Home Depot Distribution Center
Ogden, Utah
Best Project

Owner: Boyer Co.
Lead Design Firm: GSBS Architects
General Contractor: Big-D Construction
Structural Engineer: Dunn Associates Inc.
Civil Engineer: Great Basin Engineering
MEP Engineer: Colvin Engineering Associates Inc.
Interiors Architect: MacGregor Associates Architects
Key Subcontractors: Boman & Kemp; Daw Construction Group; Golder Acoustics; Landscape Specialties Inc.; Leon Poulsen Construction; Lynn Woodward Electric; Meridian Steel Erectors; Redd Roofing Co.

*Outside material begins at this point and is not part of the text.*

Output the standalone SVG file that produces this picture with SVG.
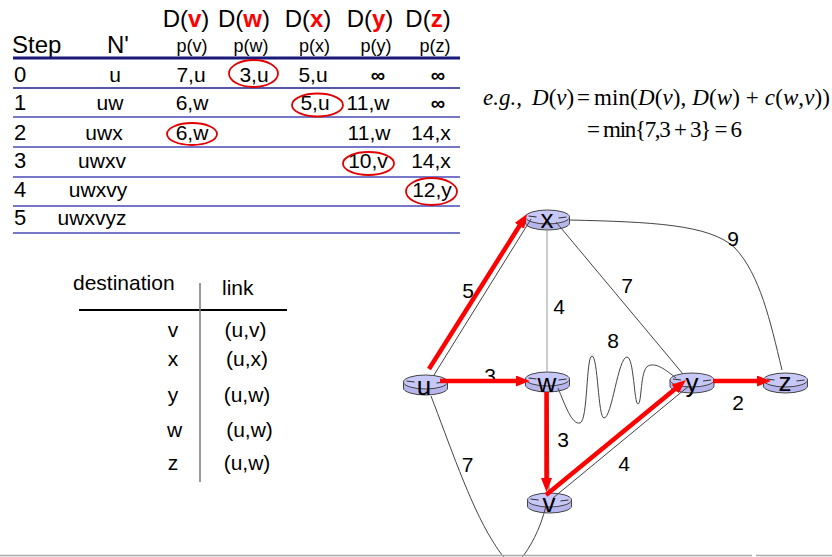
<svg xmlns="http://www.w3.org/2000/svg" width="832" height="557" viewBox="0 0 832 557">
<style>
.s{font-family:"Liberation Sans",Arial,sans-serif;fill:#000}
.h{font-size:24px;text-anchor:middle}
.p{font-size:18px;text-anchor:middle}
.c{font-size:21px;text-anchor:middle}
.inf{font-size:20px;font-weight:bold;text-anchor:middle}
.r{fill:#ff0000;font-weight:bold}
.hl{stroke:#4a4ab8;stroke-width:1.5}
.oval{fill:none;stroke:#e00000;stroke-width:1.8}
.f{font-family:"Liberation Serif","Times New Roman",serif;font-size:23px;fill:#000}
.i{font-style:italic}
.thin{fill:none;stroke:#444;stroke-width:1}
.tree{stroke:#ff0000;stroke-width:4.5;fill:none;marker-end:url(#ah)}
.el{font-family:"Liberation Sans",Arial,sans-serif;font-size:21px;text-anchor:middle;fill:#000}
.nl{font-family:"Liberation Sans",Arial,sans-serif;font-size:26px;text-anchor:middle;fill:#000}
.d{font-family:"Liberation Sans",Arial,sans-serif;font-size:21px;fill:#000}
</style>
<defs>
<marker id="ah" markerUnits="userSpaceOnUse" markerWidth="16" markerHeight="12" refX="3" refY="5.5" orient="auto">
<path d="M0,0 L14,5.5 L0,11 z" fill="#ff0000"/>
</marker>
<g id="router">
<path d="M-22,0 v6 a22,7 0 0 0 44,0 v-6" fill="#b6b6ec" stroke="#444" stroke-width="1"/>
<ellipse cx="0" cy="0" rx="22" ry="7" fill="#c8c8f8" stroke="#444" stroke-width="1"/>
<path d="M-19,-1 L-11,0 M11,1 L19,0" stroke="#333" stroke-width="1.2"/>
</g>
</defs>
<rect width="832" height="557" fill="#fff"/>

<g id="table">
<text class="s h" x="186" y="27">D(<tspan class="r">v</tspan>)</text>
<text class="s h" x="244" y="27">D(<tspan class="r">w</tspan>)</text>
<text class="s h" x="308" y="27">D(<tspan class="r">x</tspan>)</text>
<text class="s h" x="370" y="27">D(<tspan class="r">y</tspan>)</text>
<text class="s h" x="428" y="27">D(<tspan class="r">z</tspan>)</text>
<text class="s" x="12" y="53" font-size="24">Step</text>
<text class="s h" x="118" y="53">N'</text>
<text class="s p" x="192" y="52">p(v)</text>
<text class="s p" x="251" y="52">p(w)</text>
<text class="s p" x="314.5" y="52">p(x)</text>
<text class="s p" x="376" y="52">p(y)</text>
<text class="s p" x="435" y="52">p(z)</text>
<line x1="13" y1="58" x2="460" y2="58" stroke="#1a1a7a" stroke-width="3"/>
<line x1="13" y1="88" x2="460" y2="88" stroke="#1e1e8c" stroke-width="1.5"/>
<line class="hl" x1="13" y1="117" x2="460" y2="117"/>
<line class="hl" x1="13" y1="147" x2="460" y2="147"/>
<line class="hl" x1="13" y1="177" x2="460" y2="177"/>
<line class="hl" x1="13" y1="206" x2="460" y2="206"/>
<line class="hl" x1="13" y1="233" x2="460" y2="233"/>

<text class="s" x="14" y="82" font-size="22">0</text>
<text class="s c" x="115" y="82" font-size="22">u</text>
<text class="s c" x="191" y="82">7,u</text>
<text class="s c" x="254" y="82">3,u</text>
<text class="s c" x="313" y="82">5,u</text>
<text class="s inf" x="378" y="82">∞</text>
<text class="s inf" x="438" y="82">∞</text>

<text class="s" x="14" y="110" font-size="22">1</text>
<text class="s c" x="110" y="110" font-size="22">uw</text>
<text class="s c" x="192" y="110">6,w</text>
<text class="s c" x="315" y="110">5,u</text>
<text class="s c" x="368" y="110">11,w</text>
<text class="s inf" x="438" y="110">∞</text>

<text class="s" x="14" y="140" font-size="22">2</text>
<text class="s c" x="104" y="140" font-size="22">uwx</text>
<text class="s c" x="192" y="140">6,w</text>
<text class="s c" x="369" y="140">11,w</text>
<text class="s c" x="431" y="140">14,x</text>

<text class="s" x="14" y="168" font-size="22">3</text>
<text class="s c" x="102" y="168" font-size="22">uwxv</text>
<text class="s c" x="368" y="168">10,v</text>
<text class="s c" x="431" y="168">14,x</text>

<text class="s" x="14" y="197" font-size="22">4</text>
<text class="s c" x="98" y="197" font-size="22">uwxvy</text>
<text class="s c" x="432" y="197">12,y</text>

<text class="s" x="14" y="225" font-size="22">5</text>
<text class="s c" x="92" y="225" font-size="22">uwxvyz</text>

<ellipse class="oval" cx="253.5" cy="73.5" rx="24.5" ry="13.5"/>
<ellipse class="oval" cx="317.5" cy="105" rx="25.5" ry="11.5"/>
<ellipse class="oval" cx="192" cy="134" rx="25" ry="11"/>
<ellipse class="oval" cx="368.5" cy="163.5" rx="25.5" ry="11.5"/>
<ellipse class="oval" cx="431.5" cy="191.5" rx="25.5" ry="13.5"/>
</g>

<g id="formula">
<text class="f i" x="483" y="105" font-size="21">e.g.,</text>
<text class="f" x="532" y="105"><tspan class="i">D</tspan>(<tspan class="i">v</tspan>)</text>
<text class="f" x="577" y="105">=</text>
<text class="f" x="594" y="105" textLength="236" lengthAdjust="spacing">min(<tspan class="i">D</tspan>(<tspan class="i">v</tspan>), <tspan class="i">D</tspan>(<tspan class="i">w</tspan>) + <tspan class="i">c</tspan>(<tspan class="i">w</tspan>,<tspan class="i">v</tspan>))</text>
<text class="f" x="587" y="137" textLength="155" lengthAdjust="spacing">= min{7,3 + 3} = 6</text>
</g>

<g id="node-u"><use href="#router" x="425.5" y="382"/><text class="nl" x="424" y="395">u</text></g>
<g id="node-x"><use href="#router" x="547.5" y="217"/><text class="nl" x="547" y="228">x</text></g>
<g id="node-w"><use href="#router" x="547.5" y="379"/><text class="nl" x="547" y="392">w</text></g>
<g id="node-v"><use href="#router" x="549.5" y="500"/><text class="nl" x="549" y="512">v</text></g>
<g id="node-y"><use href="#router" x="692" y="380"/><text class="nl" x="692" y="392">y</text></g>
<g id="node-z"><use href="#router" x="785.5" y="380"/><text class="nl" x="785" y="391">z</text></g>

<g id="connectors">
<line class="thin" x1="434" y1="375" x2="531" y2="219"/>
<line class="thin" x1="448" y1="382" x2="525" y2="382"/>
<line x1="547" y1="228" x2="547" y2="372" stroke="#999" stroke-width="1"/>
<line class="thin" x1="556" y1="222" x2="683" y2="374"/>
<path class="thin" d="M570,220 C650,222 710,224 735,248 C760,275 770,320 782,370"/>
<path class="thin" d="M558,388 C565,405 572,425 580,423 C588,421 586,356 592,356 C598,356 598,418 604,418 C612,418 618,357 627,357 C634,357 634,404 638,404 C642,404 640,370 648,366 C656,362 666,370 676,378"/>
<line class="thin" x1="548" y1="392" x2="549" y2="493"/>
<line class="thin" x1="553" y1="498" x2="690" y2="385"/>
<line class="thin" x1="714" y1="382" x2="764" y2="382"/>
<path class="thin" d="M431,396 C448,440 470,505 492,540 C503,558 512,570 520,560 C530,548 540,530 546,506"/>

<text class="el" x="468" y="298">5</text>
<text class="el" x="490" y="383">3</text>
<text class="el" x="559" y="314">4</text>
<text class="el" x="627" y="293">7</text>
<text class="el" x="733" y="246">9</text>
<text class="el" x="613" y="348">8</text>
<text class="el" x="738" y="410">2</text>
<text class="el" x="563" y="447">3</text>
<text class="el" x="624" y="471">4</text>
<text class="el" x="467.5" y="472">7</text>

<line class="tree" x1="429" y1="369" x2="521.1" y2="223.3"/>
<line class="tree" x1="440" y1="381" x2="519" y2="381"/>
<line class="tree" x1="546.5" y1="392" x2="546.5" y2="481"/>
<line class="tree" x1="546" y1="495" x2="677.5" y2="387"/>
<line class="tree" x1="713" y1="381" x2="760" y2="381"/>
</g>

<g id="routing-table">
<text class="d" x="73" y="290">destination</text>
<text class="d" x="222" y="295" font-size="20">link</text>
<line x1="79" y1="310" x2="287" y2="310" stroke="#000" stroke-width="2"/>
<line x1="200" y1="283" x2="200" y2="482" stroke="#777" stroke-width="1.5"/>
<text class="d" x="173" y="337" text-anchor="middle">v</text>
<text class="d" x="245.5" y="337" text-anchor="middle">(u,v)</text>
<text class="d" x="173" y="366" text-anchor="middle">x</text>
<text class="d" x="247" y="366" text-anchor="middle">(u,x)</text>
<text class="d" x="173" y="402" text-anchor="middle">y</text>
<text class="d" x="247" y="402" text-anchor="middle">(u,w)</text>
<text class="d" x="174.5" y="437" text-anchor="middle">w</text>
<text class="d" x="249.5" y="437" text-anchor="middle">(u,w)</text>
<text class="d" x="173" y="470" text-anchor="middle">z</text>
<text class="d" x="247" y="470" text-anchor="middle">(u,w)</text>
</g>

<line x1="0" y1="555.5" x2="752" y2="555.5" stroke="#aaa" stroke-width="1.5"/>
<line x1="756" y1="555.5" x2="832" y2="555.5" stroke="#aaa" stroke-width="1.5"/>
</svg>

The Ogden facility is Home Depot’s first drive-through warehouse, which allows for safer truck loading and unloading without drivers having to work around warehouse employees or products. Work on the facility started in the fall, so tents were erected to keep snow and moisture away from the panels, allowing the team to work through the wet winter months. The distribution center has a 92-ft-long drive-through bay, a work area so large that there was almost no laydown area for the concrete tilt-up panels that comprise the building’s core and shell. Each of the 35 panels weighs anywhere from 80,000 to 120,000 lb; some have openings as large as 400 sq ft. The bay also featured a trench drain, which required a sloped floor on either side. Placing the concrete accurately for the floor slope was a test of craftsmanship.

An exterior rail line and an interior rail spur move products efficiently in and out of the building’s 150,000 sq ft of storage space. The dual rail system allows workers to unload box cars quickly and stack materials either inside or outside, as appropriate, for faster shipment to Home Depot stores. The rail lines were planned so they would not disrupt operations at adjacent rail lines, would not impede work at the distribution center or compromise the safety of workers. Crews orchestrated their tasks safely to erect the heavy panels around several obstacles.

Although the team also faced numerous challenges with weather, consistent efforts with safety and training made a difference. In more than 38,000 hours of work, the project had zero OSHA recordables and no lost-time accidents.